Together, these vitamins and minerals are needed for many processes in the body, everything from the balancing of electrolytes and basic cellular function to organ health, circulatory health, bone growth and repair, and much more.
Even if you don’t like them, even if you don’t want to make a proper meal out of them, you should make it a point to eat wild onions when you can find them, especially during a long-term survival scenario.
Where Do Wild Onions Grow?
In North America, wild onions are found across much of the continent, and especially all over the eastern half of the continent.
In the United states, they are prolific in Alabama, Georgia, Florida, up and down the Eastern seaboard, throughout New England and pretty much everywhere else, including through the majority of the Midwest.
Wild onions are hardy plants that grow well in a variety of conditions, from dry, sun-soaked meadows to damp, dense forests and even marshlands.
They’re also deliberately grown in gardens as a replacement for leeks or chives, or sometimes as a replacement for typical onions entirely!
Pretty much wherever you go, there’s a better than average chance you’ll find wild onions if you look hard enough, and you probably won’t have to look very hard at all.
Any Health Issues to Worry About When Eating Wild Onion?
Yes, a few specific ones and a few nonspecific ones. First and foremost, if you’re forced to rely on wild onions predominantly in a long-term survival situation, you’re going to have problems because they are nowhere near nutritionally complete and they don’t provide very many calories…
Also, one issue applicable to all raw fruits and vegetables of any kind is the presence of foodborne germs, both ones that can cause food poisoning and others that might be far worse.
Although food poisoning is rarely cause for alarm in our modern society when help is only minutes away in the form of expert care or medicine, it could take on a terrifying new light in the middle of a survival situation.
Cramping, diarrhea, vomiting, and the like can quickly deplete your body’s water and electrolyte levels, and potentially finish you off if you’re already sick or injured.

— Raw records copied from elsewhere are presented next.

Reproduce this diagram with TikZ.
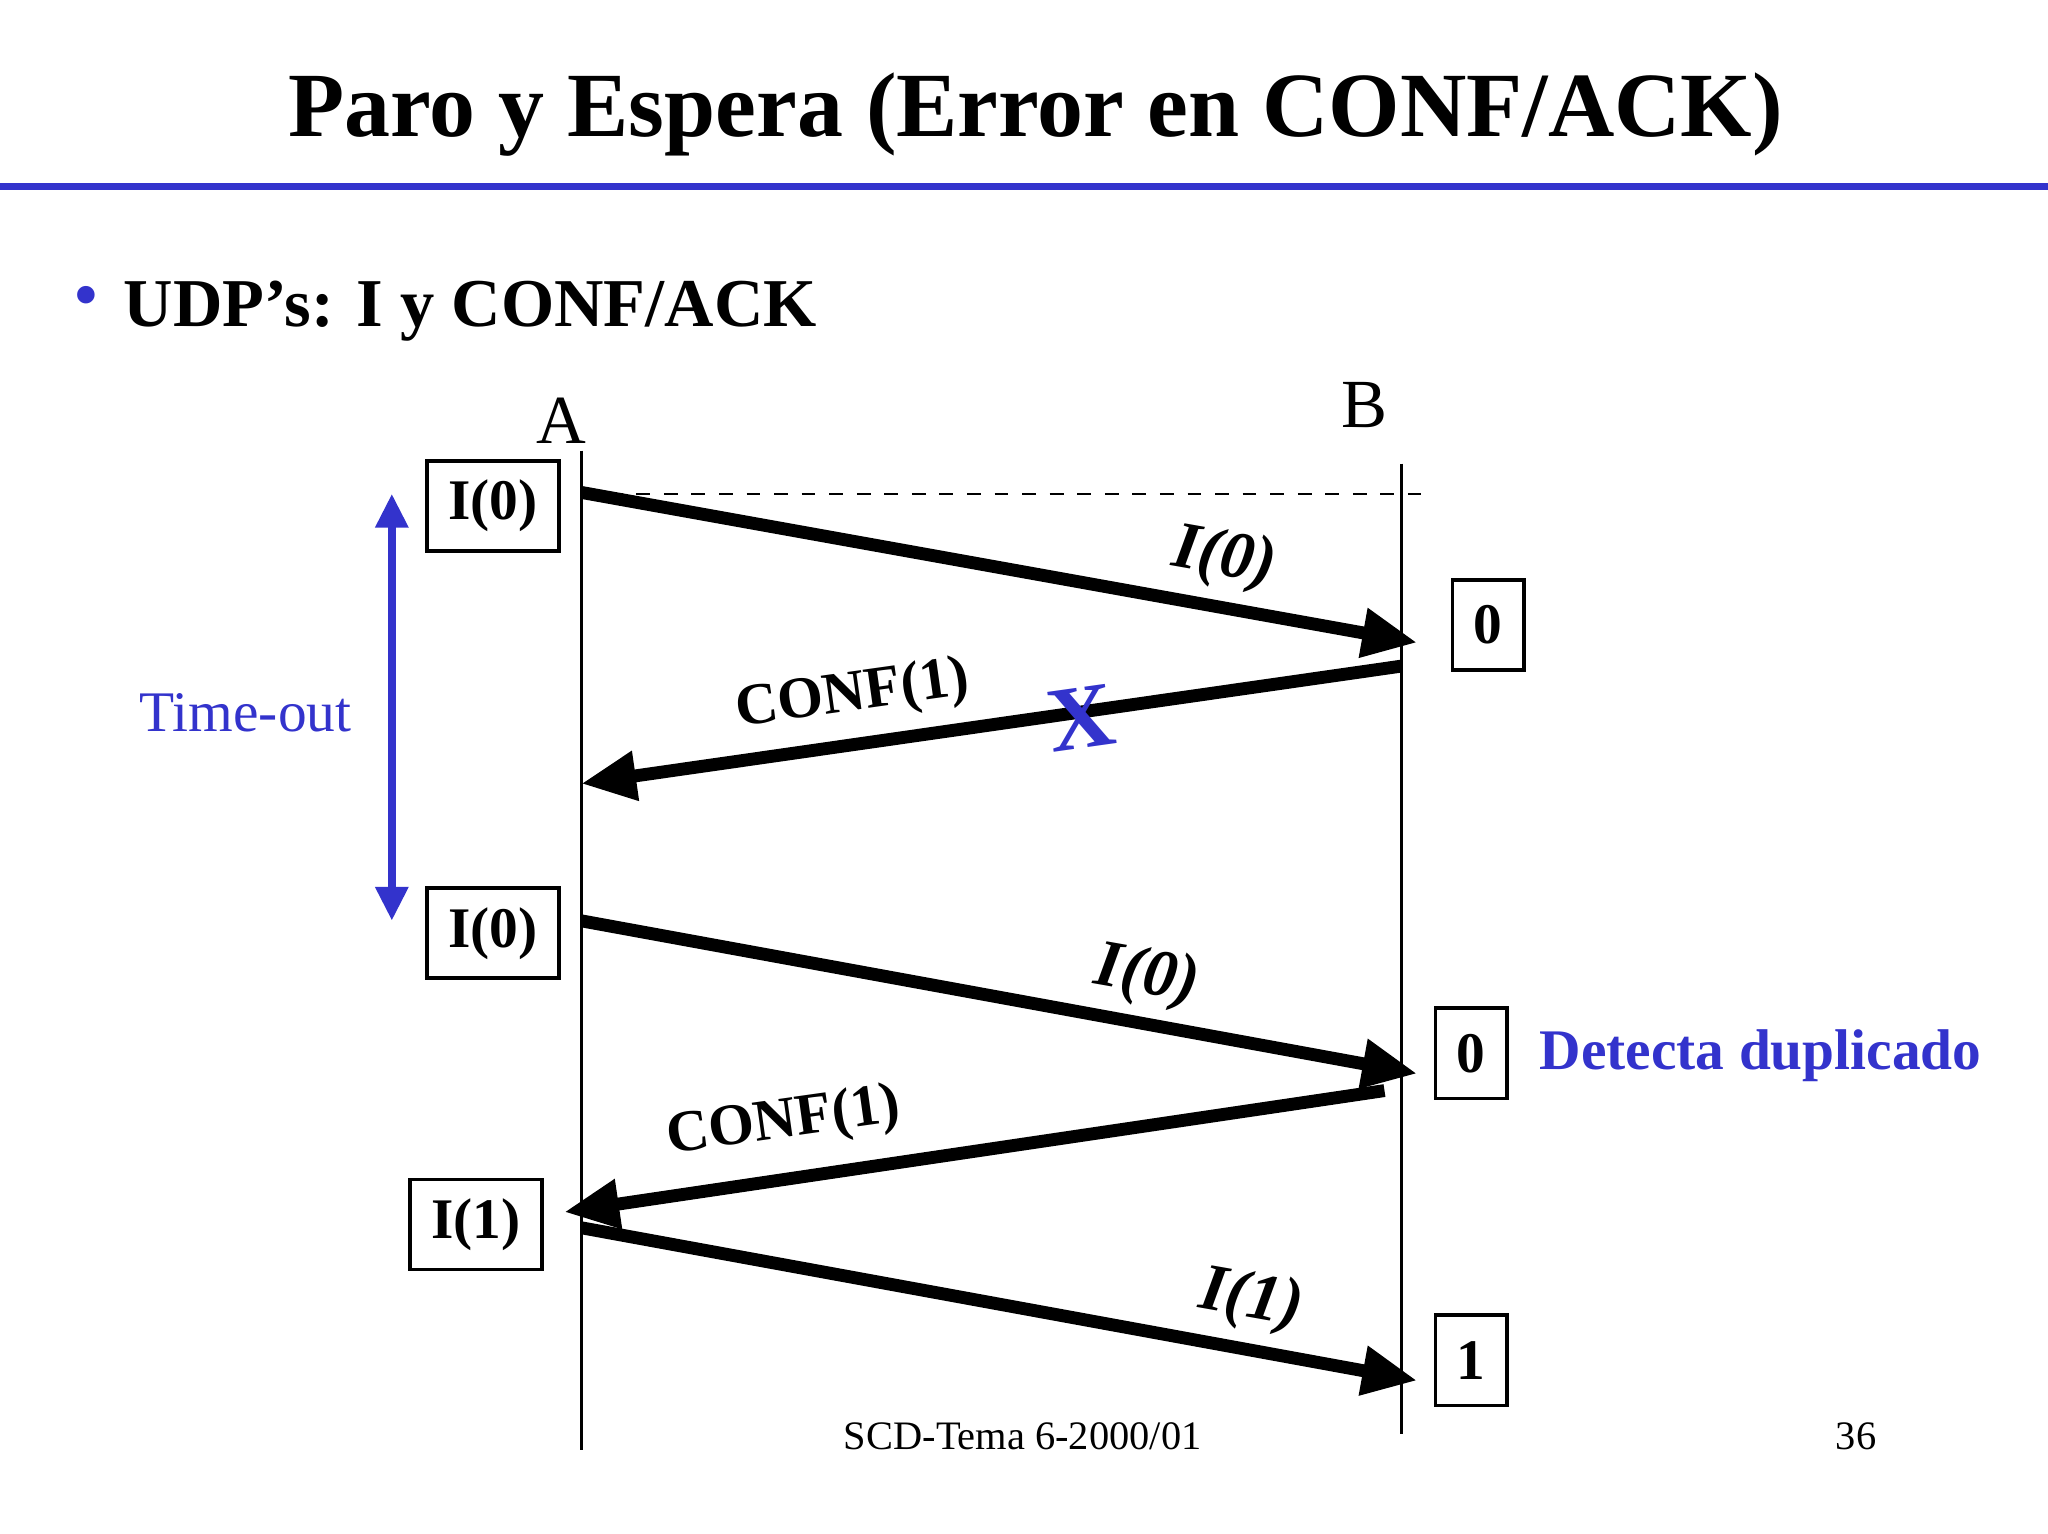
\documentclass[tikz,border=0pt]{standalone}
\usepackage{fontspec}
\setmainfont{Liberation Serif}
\usetikzlibrary{arrows.meta}
\definecolor{myblue}{RGB}{51,51,204}
\begin{document}
\begin{tikzpicture}[x=0.01cm,y=-0.01cm,
  box/.style={draw,line width=0.8pt,minimum width=1.01cm,minimum height=0.69cm,font=\fontsize{12.5}{12.5}\selectfont\bfseries,inner sep=0pt},
  sbox/.style={box,minimum width=0.55cm},
  msg/.style={line width=2.8pt,-{Triangle[length=0.42cm,width=0.36cm]}},
  lbl/.style={font=\fontsize{12.8}{12.8}\selectfont\bfseries},
  ilbl/.style={font=\fontsize{14.5}{14.5}\selectfont\bfseries\itshape}]
\useasboundingbox (0,0) rectangle (1568,1174);
\node[font=\fontsize{20}{20}\selectfont\bfseries] (title) at (793,88) {Paro y Espera (Error en CONF/ACK)};
\draw[myblue,line width=1.6pt] (0,143) -- (1568,143);
\node[myblue,font=\fontsize{16}{16}\selectfont] (bul) at (66,232) {•};
\node[anchor=west,font=\fontsize{14.9}{14.9}\selectfont\bfseries,inner sep=0pt] (udp) at (94,238) {UDP’s: I y CONF/ACK};
\node[font=\fontsize{15}{15}\selectfont] (A) at (430,322) {A};
\node[font=\fontsize{15}{15}\selectfont] (B) at (1045,310) {B};
\coordinate (At) at (445,345); \coordinate (Ab) at (445,1110);
\coordinate (Bt) at (1073,355); \coordinate (Bb) at (1073,1098);
\draw[line width=0.6pt] (At) -- (Ab);
\draw[line width=0.6pt] (Bt) -- (Bb);
\coordinate (d1) at (445,378); \coordinate (d2) at (1088,378);
\draw[dashed,line width=0.5pt] (d1) -- (d2);
\node[box] (b1) at (377.5,387.5) {I(0)};
\node[sbox] (b2) at (1139.5,478.5) {0};
\node[box] (b3) at (377.5,714.5) {I(0)};
\node[sbox] (b4) at (1126.5,806.5) {0};
\node[box] (b5) at (364.5,937.5) {I(1)};
\node[sbox] (b6) at (1126.5,1041.5) {1};
\coordinate (m1s) at (445,377); \coordinate (m1e) at (1085,492);
\coordinate (m2s) at (1073,510); \coordinate (m2e) at (445,600);
\coordinate (m3s) at (445,705); \coordinate (m3e) at (1085,822);
\coordinate (m4s) at (1060,835); \coordinate (m4e) at (432,928);
\coordinate (m5s) at (445,940); \coordinate (m5e) at (1085,1057);
\draw[msg] (m1s) -- (m1e);
\draw[msg] (m2s) -- (m2e);
\draw[msg] (m3s) -- (m3e);
\draw[msg] (m4s) -- (m4e);
\draw[msg] (m5s) -- (m5e);
\node[ilbl,rotate=-10] (l1) at (937,428) {I(0)};
\node[lbl,rotate=8] (l2) at (653,533) {CONF(1)};
\node[myblue,font=\fontsize{20}{20}\selectfont\bfseries,rotate=8] (x) at (828,550) {X};
\node[ilbl,rotate=-10] (l3) at (878,748) {I(0)};
\node[lbl,rotate=8] (l4) at (600,860) {CONF(1)};
\node[ilbl,rotate=-10] (l5) at (958,996) {I(1)};
\coordinate (t1) at (300,378); \coordinate (t2) at (300,705);
\draw[myblue,line width=1.8pt,{Triangle[length=0.26cm,width=0.24cm]}-{Triangle[length=0.26cm,width=0.24cm]}] (t1) -- (t2);
\node[myblue,font=\fontsize{12.5}{12.5}\selectfont] (to) at (188,546) {Time-out};
\node[myblue,font=\fontsize{12.5}{12.5}\selectfont\bfseries] (dd) at (1348,808) {Detecta duplicado};
\node[font=\fontsize{8.8}{8.8}\selectfont] (f1) at (783,1100) {SCD-Tema 6-2000/01};
\node[font=\fontsize{8.8}{8.8}\selectfont] (f2) at (1421,1100) {36};
\end{tikzpicture}
\end{document}
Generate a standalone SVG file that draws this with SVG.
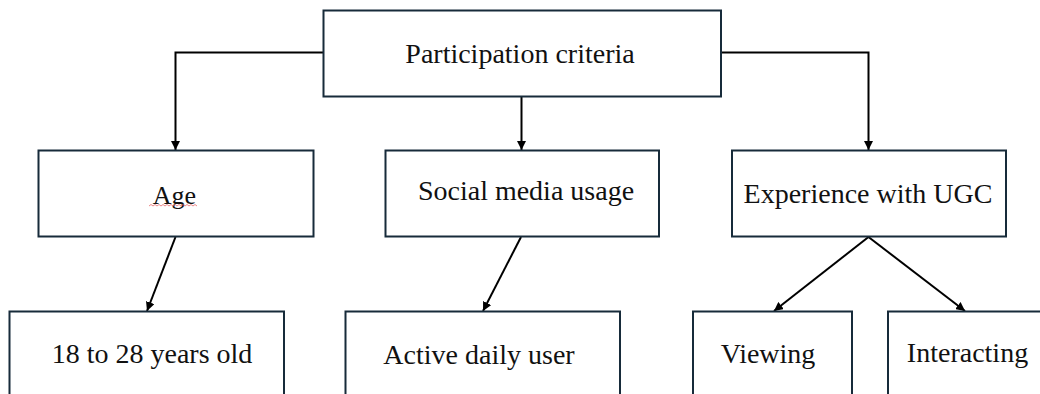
<svg xmlns="http://www.w3.org/2000/svg" width="1040" height="394" viewBox="0 0 1040 394">
  <style>
    .box { fill: #ffffff; stroke: #172b3a; stroke-width: 2; }
    .lbl { font-family: "Liberation Serif", "Times New Roman", serif; font-size: 28px; fill: #111111; text-anchor: middle; }
    .conn { fill: none; stroke: #000000; stroke-width: 2; }
  </style>
  <defs>
    <marker id="arrow" viewBox="0 0 10 10" refX="10" refY="5" markerWidth="9" markerHeight="9" markerUnits="userSpaceOnUse" orient="auto">
      <path d="M0,0 L10,5 L0,10 Z" fill="#000000"/>
    </marker>
  </defs>
  <rect width="1040" height="394" fill="#ffffff"/>

  <g id="connectors">
    <path class="conn" d="M323.5,52.5 H175.5 V150" marker-end="url(#arrow)"/>
    <path class="conn" d="M521.5,96.5 V150" marker-end="url(#arrow)"/>
    <path class="conn" d="M721,52.5 H868.5 V150" marker-end="url(#arrow)"/>
    <path class="conn" d="M175.5,237 L147,311" marker-end="url(#arrow)"/>
    <path class="conn" d="M521,237 L483,311" marker-end="url(#arrow)"/>
    <path class="conn" d="M868.5,237 L774,311" marker-end="url(#arrow)"/>
    <path class="conn" d="M868.5,237 L965,311" marker-end="url(#arrow)"/>
  </g>

  <g id="node-participation">
    <rect class="box" x="323.5" y="10.5" width="397.5" height="86"/>
    <text class="lbl" x="520" y="63">Participation criteria</text>
  </g>

  <g id="node-age">
    <rect class="box" x="38.5" y="150.5" width="275" height="86"/>
    <text class="lbl" x="174.5" y="204" style="font-size:26px">Age</text>
    <path d="M149,206 l2,-1.5 l2,1.5 l2,-1.5 l2,1.5 l2,-1.5 l2,1.5 l2,-1.5 l2,1.5 l2,-1.5 l2,1.5 l2,-1.5 l2,1.5 l2,-1.5 l2,1.5 l2,-1.5 l2,1.5 l2,-1.5 l2,1.5 l2,-1.5 l2,1.5 l2,-1.5 l2,1.5 l2,-1.5 l2,1.5" fill="none" stroke="#e86a6a" stroke-width="0.8"/>
  </g>

  <g id="node-social">
    <rect class="box" x="385.5" y="150.5" width="273.5" height="86"/>
    <text class="lbl" x="526" y="200">Social media usage</text>
  </g>

  <g id="node-experience">
    <rect class="box" x="732" y="150.5" width="274" height="86"/>
    <text class="lbl" x="868" y="203">Experience with UGC</text>
  </g>

  <g id="node-age-range">
    <rect class="box" x="9.5" y="311.5" width="274.5" height="100"/>
    <text class="lbl" x="152" y="363">18 to 28 years old</text>
  </g>

  <g id="node-active">
    <rect class="box" x="345.5" y="311.5" width="274.5" height="100"/>
    <text class="lbl" x="479" y="364">Active daily user</text>
  </g>

  <g id="node-viewing">
    <rect class="box" x="693" y="311.5" width="159" height="100"/>
    <text class="lbl" x="768" y="363">Viewing</text>
  </g>

  <g id="node-interacting">
    <rect class="box" x="888" y="311.5" width="200" height="100"/>
    <text class="lbl" x="967.5" y="362">Interacting</text>
  </g>
</svg>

Because of this, cooking your wild onions is always a good idea if you can, or endeavor to wash them at the very least.
Lastly, onions, more than most other veggies, have a tendency to cause allergic reactions in sensitive people.
This reaction has all the hallmarks of other food allergies, including swelling, itching, sweating, impaired vision, rapid breathing, and potentially even anaphylactic shock.
There is no way to know unless you get tested, have prior experience handling or eating wild onions, or just roll the dice and then experience the reaction. The point is, it’s best to know ahead of time!
None of this should put you off of eating wild onions so long as you have positively identified them, though.
In the end, wild onions are one of the most common and safe edibles you can find, especially if you’re going to eat them raw.